LA SENTENZA
Saluto nazista, ultras assolti
Il giudice: «Lo stadio era vuoto, nessuna apologia»

Assolti perché erano quattro gatti. Si potrebbero riassumere così le motivazioni della sentenza che ha sollevato i sei ultras finiti a processo per una foto apologetica scattata allo stadio e pubblicata su Facebook da Checco Lattuada. Il giudice Valeria Recaneschi è stata molto chiara.
«La posa appare rivestire natura di raggruppamento quasi privato. Lo scatto è durato pochi minuti e non ha determinato alcun pericolo per l’ordine pubblico. I pur esigui supporter della Pro Patria in quel momento erano andati al bar, i due o tre spettatori non facenti parte degli ultras erano ben poco interessati a quel che stava accadendo. Dall’assenza di offensività della condotta discende l’obbligo di assoluzione».

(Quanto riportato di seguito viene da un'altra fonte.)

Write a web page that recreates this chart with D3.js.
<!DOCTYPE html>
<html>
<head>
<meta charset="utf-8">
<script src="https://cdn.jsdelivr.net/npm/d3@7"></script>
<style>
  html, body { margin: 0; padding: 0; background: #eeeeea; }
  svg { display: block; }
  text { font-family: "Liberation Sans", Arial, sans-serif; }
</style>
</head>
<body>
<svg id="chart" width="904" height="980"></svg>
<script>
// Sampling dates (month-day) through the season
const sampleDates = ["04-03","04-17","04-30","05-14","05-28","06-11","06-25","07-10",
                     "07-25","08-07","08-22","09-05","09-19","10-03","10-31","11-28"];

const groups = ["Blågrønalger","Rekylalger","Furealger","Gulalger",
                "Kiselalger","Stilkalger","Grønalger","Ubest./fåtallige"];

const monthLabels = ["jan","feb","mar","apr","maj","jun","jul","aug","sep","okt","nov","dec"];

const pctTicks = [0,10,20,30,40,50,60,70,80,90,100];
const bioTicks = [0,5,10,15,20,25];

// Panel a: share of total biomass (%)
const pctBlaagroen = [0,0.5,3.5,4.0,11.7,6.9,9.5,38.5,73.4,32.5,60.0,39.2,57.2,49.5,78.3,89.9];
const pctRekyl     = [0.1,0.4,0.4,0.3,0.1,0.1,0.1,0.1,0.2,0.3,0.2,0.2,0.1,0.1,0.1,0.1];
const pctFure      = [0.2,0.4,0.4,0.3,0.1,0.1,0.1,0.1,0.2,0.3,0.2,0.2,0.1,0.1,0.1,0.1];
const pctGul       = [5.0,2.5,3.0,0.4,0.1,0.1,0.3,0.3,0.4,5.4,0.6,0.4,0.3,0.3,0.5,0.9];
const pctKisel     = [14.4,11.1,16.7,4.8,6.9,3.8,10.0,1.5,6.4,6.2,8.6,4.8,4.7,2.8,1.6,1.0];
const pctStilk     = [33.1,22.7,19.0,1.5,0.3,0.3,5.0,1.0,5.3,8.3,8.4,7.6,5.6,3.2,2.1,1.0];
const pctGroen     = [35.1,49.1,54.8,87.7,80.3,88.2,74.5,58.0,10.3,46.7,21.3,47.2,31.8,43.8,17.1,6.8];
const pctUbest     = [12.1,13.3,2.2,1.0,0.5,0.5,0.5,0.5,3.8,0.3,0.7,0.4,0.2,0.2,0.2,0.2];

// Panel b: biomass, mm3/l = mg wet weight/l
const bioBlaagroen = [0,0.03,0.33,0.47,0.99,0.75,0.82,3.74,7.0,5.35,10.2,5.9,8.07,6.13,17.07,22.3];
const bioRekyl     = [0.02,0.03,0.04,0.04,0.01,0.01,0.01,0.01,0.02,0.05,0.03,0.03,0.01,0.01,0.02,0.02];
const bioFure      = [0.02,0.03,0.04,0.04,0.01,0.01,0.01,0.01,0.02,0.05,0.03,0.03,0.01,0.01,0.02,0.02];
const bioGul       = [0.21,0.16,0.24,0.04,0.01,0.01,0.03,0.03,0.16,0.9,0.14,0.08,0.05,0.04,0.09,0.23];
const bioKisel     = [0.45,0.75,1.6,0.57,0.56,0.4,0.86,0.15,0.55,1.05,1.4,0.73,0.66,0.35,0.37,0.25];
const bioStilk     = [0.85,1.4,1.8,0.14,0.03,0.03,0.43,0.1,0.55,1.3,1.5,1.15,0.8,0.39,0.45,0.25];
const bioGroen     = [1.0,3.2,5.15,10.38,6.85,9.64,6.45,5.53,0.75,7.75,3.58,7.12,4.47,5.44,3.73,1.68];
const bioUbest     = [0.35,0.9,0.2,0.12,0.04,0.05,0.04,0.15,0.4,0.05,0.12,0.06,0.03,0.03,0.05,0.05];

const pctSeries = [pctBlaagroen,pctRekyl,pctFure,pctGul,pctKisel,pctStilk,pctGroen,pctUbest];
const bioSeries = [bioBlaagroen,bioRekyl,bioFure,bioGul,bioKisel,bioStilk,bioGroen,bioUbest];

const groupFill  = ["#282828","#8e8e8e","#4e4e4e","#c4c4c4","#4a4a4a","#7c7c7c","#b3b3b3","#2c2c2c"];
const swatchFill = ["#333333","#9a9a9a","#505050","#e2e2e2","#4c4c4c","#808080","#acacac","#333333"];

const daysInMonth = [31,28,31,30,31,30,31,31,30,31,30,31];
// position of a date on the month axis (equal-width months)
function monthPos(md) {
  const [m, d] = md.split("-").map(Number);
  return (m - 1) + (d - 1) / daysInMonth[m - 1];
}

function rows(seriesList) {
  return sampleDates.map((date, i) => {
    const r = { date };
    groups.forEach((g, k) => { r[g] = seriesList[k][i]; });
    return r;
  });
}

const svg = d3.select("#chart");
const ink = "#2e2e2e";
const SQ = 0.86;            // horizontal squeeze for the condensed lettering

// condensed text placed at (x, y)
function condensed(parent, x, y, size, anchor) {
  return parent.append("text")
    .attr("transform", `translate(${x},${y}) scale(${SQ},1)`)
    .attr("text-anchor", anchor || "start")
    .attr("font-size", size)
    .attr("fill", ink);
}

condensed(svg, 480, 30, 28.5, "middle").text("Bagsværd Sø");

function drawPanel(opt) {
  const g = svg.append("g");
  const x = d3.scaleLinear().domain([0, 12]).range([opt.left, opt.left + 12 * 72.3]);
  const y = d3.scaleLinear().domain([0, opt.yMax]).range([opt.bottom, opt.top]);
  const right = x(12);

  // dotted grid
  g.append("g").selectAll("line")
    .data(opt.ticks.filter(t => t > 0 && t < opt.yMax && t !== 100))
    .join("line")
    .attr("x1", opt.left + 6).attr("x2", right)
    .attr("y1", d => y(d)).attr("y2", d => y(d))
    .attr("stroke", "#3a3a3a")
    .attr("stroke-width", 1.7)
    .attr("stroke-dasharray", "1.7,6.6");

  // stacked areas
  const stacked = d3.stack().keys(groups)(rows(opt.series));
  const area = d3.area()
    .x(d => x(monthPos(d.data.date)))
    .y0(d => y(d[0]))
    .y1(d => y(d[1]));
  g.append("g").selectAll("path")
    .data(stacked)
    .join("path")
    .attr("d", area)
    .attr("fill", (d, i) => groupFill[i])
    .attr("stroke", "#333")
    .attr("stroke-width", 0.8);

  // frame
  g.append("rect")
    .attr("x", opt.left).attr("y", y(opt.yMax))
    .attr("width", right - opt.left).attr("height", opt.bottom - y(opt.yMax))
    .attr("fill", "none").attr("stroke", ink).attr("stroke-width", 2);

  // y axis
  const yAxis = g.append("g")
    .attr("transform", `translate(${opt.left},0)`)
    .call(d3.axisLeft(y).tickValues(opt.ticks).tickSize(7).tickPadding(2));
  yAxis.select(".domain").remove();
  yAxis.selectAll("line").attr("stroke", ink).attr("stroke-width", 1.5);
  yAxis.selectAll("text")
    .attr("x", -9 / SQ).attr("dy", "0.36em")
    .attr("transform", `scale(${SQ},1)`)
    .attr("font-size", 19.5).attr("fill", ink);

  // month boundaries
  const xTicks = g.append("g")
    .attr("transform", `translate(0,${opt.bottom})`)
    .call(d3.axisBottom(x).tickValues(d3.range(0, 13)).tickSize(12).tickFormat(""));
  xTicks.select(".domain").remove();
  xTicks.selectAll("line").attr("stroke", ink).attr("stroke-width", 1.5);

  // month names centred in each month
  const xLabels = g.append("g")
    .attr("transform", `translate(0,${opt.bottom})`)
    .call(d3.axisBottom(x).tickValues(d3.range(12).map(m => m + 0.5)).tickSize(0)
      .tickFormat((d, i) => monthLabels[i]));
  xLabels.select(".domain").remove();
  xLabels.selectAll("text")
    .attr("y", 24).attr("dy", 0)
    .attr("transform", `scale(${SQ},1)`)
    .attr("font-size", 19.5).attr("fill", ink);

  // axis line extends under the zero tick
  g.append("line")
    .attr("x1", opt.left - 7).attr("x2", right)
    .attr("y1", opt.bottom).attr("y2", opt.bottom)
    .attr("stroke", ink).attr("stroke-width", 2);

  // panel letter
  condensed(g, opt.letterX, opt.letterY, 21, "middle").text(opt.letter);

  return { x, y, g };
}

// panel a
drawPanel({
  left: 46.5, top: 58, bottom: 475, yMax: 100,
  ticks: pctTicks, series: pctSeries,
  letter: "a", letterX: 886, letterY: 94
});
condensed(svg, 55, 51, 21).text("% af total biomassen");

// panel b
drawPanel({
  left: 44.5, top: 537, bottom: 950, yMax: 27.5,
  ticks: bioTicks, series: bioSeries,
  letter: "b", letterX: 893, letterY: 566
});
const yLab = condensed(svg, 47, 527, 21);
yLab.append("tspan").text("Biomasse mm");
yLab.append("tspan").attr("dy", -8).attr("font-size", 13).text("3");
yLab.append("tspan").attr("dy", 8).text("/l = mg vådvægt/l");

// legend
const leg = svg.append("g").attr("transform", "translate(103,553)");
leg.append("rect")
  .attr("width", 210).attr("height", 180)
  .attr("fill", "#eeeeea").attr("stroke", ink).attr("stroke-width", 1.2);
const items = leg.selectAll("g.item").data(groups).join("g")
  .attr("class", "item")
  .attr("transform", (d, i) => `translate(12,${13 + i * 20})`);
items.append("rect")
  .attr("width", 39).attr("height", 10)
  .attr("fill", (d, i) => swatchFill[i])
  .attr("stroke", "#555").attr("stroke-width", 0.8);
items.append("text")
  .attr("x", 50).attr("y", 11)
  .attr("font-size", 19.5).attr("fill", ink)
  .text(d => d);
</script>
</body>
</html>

Ma alla storiella dell’equivoco sul saluto romano e su quello a tre dita il giudice non ha creduto.
«Emerge chiaramente che gli imputati abbiano effettuato il saluto a tre dita, non è credibile che lo abbiano fatto in un clima giocoso perché nel contesto delle tifoserie tali gestualità preludono ad azioni più violente. Non si può condividere la prospettazione difensiva secondo cui gli imputati non conoscessero il saluto a tre dita, né che il gesto sarebbe riferibile alla P38 ad altri significati dichiarati dagli imputati. Il gesto deve essere collocato nel contesto nel quale è stato posto in essere, ove è assai frequente l’esibizione di simboli e gestualità che incitano l’odio razziale o ad atti di violenza connotati da razzismo e discriminazione».
Lattuada, l’unico in foto con il braccio teso, si era difeso sostenendo che l’inclinazione del suo arto, 45 gradi rispetto al torso, non corrispondesse al canone dell’estetica e della postura fascista.

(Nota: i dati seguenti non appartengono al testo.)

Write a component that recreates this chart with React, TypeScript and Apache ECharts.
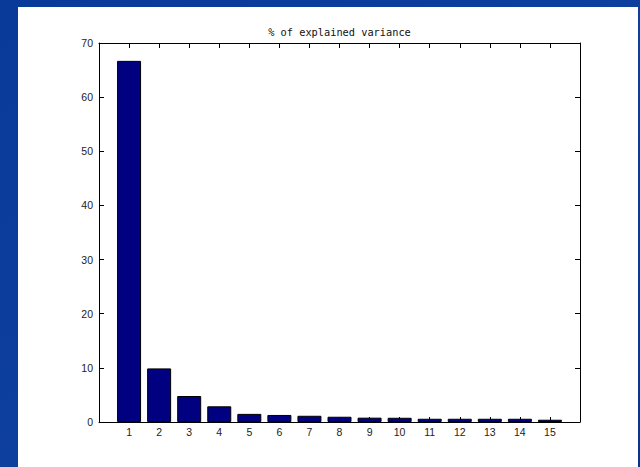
import React, { useEffect, useRef } from "react";
import * as echarts from "echarts";

const components = [1, 2, 3, 4, 5, 6, 7, 8, 9, 10, 11, 12, 13, 14, 15];
const explainedVariance = [66.7, 9.9, 4.8, 2.9, 1.5, 1.3, 1.15, 0.97, 0.8, 0.78, 0.6, 0.6, 0.6, 0.6, 0.42];
const yTicks = [0, 10, 20, 30, 40, 50, 60, 70];
const titleText = "% of explained variance";

export default function App() {
  const ref = useRef<HTMLDivElement>(null);
  useEffect(() => {
    if (!ref.current) return;
    const chart = echarts.init(ref.current, null, { renderer: "svg" });
    const labelStyle = { color: "#222", fontSize: 10.5, fontFamily: "Liberation Sans, Arial, sans-serif" };
    const tick = () => ({ show: true, inside: true, length: 5, lineStyle: { color: "#000", width: 1 } });
    const line = () => ({ show: true, onZero: false, lineStyle: { color: "#000", width: 1 } });
    chart.setOption({
      animation: false,
      backgroundColor: {
        type: "linear", x: 0, y: 0, x2: 1, y2: 1,
        colorStops: [
          { offset: 0, color: "#0a3a99" },
          { offset: 0.5, color: "#0d3f9e" },
          { offset: 1, color: "#07348f" },
        ],
      },
      graphic: [
        { type: "rect", z: -10, shape: { x: 18, y: 7, width: 620, height: 460 }, style: { fill: "#ffffff" }, silent: true },
      ],
      title: {
        text: titleText,
        left: 339.5,
        textAlign: "center",
        top: 27,
        padding: 0,
        textStyle: { fontFamily: "DejaVu Sans Mono, monospace", fontSize: 10.3, fontWeight: "normal", color: "#111" },
      },
      grid: { left: 99, top: 43, right: 60, bottom: 45, show: false },
      xAxis: [
        {
          type: "value", min: 0, max: 16, interval: 1, position: "bottom",
          axisLine: line(),
          axisTick: tick(),
          axisLabel: {
            ...labelStyle, margin: 4,
            formatter: (v: number) => (components.includes(v) ? String(v) : ""),
          },
          splitLine: { show: false },
        },
        {
          type: "value", min: 0, max: 16, interval: 1, position: "top",
          axisLine: line(),
          axisTick: tick(),
          axisLabel: { show: false },
          splitLine: { show: false },
        },
      ],
      yAxis: [
        {
          type: "value", min: yTicks[0], max: yTicks[yTicks.length - 1], interval: 10, position: "left",
          axisLine: line(),
          axisTick: tick(),
          axisLabel: { ...labelStyle, margin: 6 },
          splitLine: { show: false },
        },
        {
          type: "value", min: yTicks[0], max: yTicks[yTicks.length - 1], interval: 10, position: "right",
          axisLine: line(),
          axisTick: tick(),
          axisLabel: { show: false },
          splitLine: { show: false },
        },
      ],
      series: [
        {
          type: "bar",
          xAxisIndex: 0,
          yAxisIndex: 0,
          barWidth: 24,
          data: components.map((c, i) => [c, explainedVariance[i]]),
          itemStyle: { color: "#000080", borderColor: "#000", borderWidth: 1 },
          z: 1,
        },
      ],
    });
    return () => chart.dispose();
  }, []);
  return <div ref={ref} style={{ position: "fixed", left: 0, top: 0, width: 640, height: 467 }} />;
}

Il giudice Recaneschi non gli dà torto.
«Il suo gesto non è ascrivibile al genere del saluto romano. È di tutta evidenza invece che Lattuada abbia fatto il saluto nazista».
E aggiunge: «I gesti compiuti dagli imputati sono manifestazioni esteriori simboliche tipiche di movimenti aventi tra i propri scopi l’incitamento alla discriminazione per motivi razziali ed etnici».
Ma per Pro Patria-Renate quel giorno, 10 gennaio 2016, allo Speroni non c’era un’anima, se non quella dei pochi irriducibili.
«Tali circostanze inducono a ritenere che non risulti integrato il pericolo di provocare adesioni o consensi tra i presenti o di favorire la diffusione dell’ideologia razziale».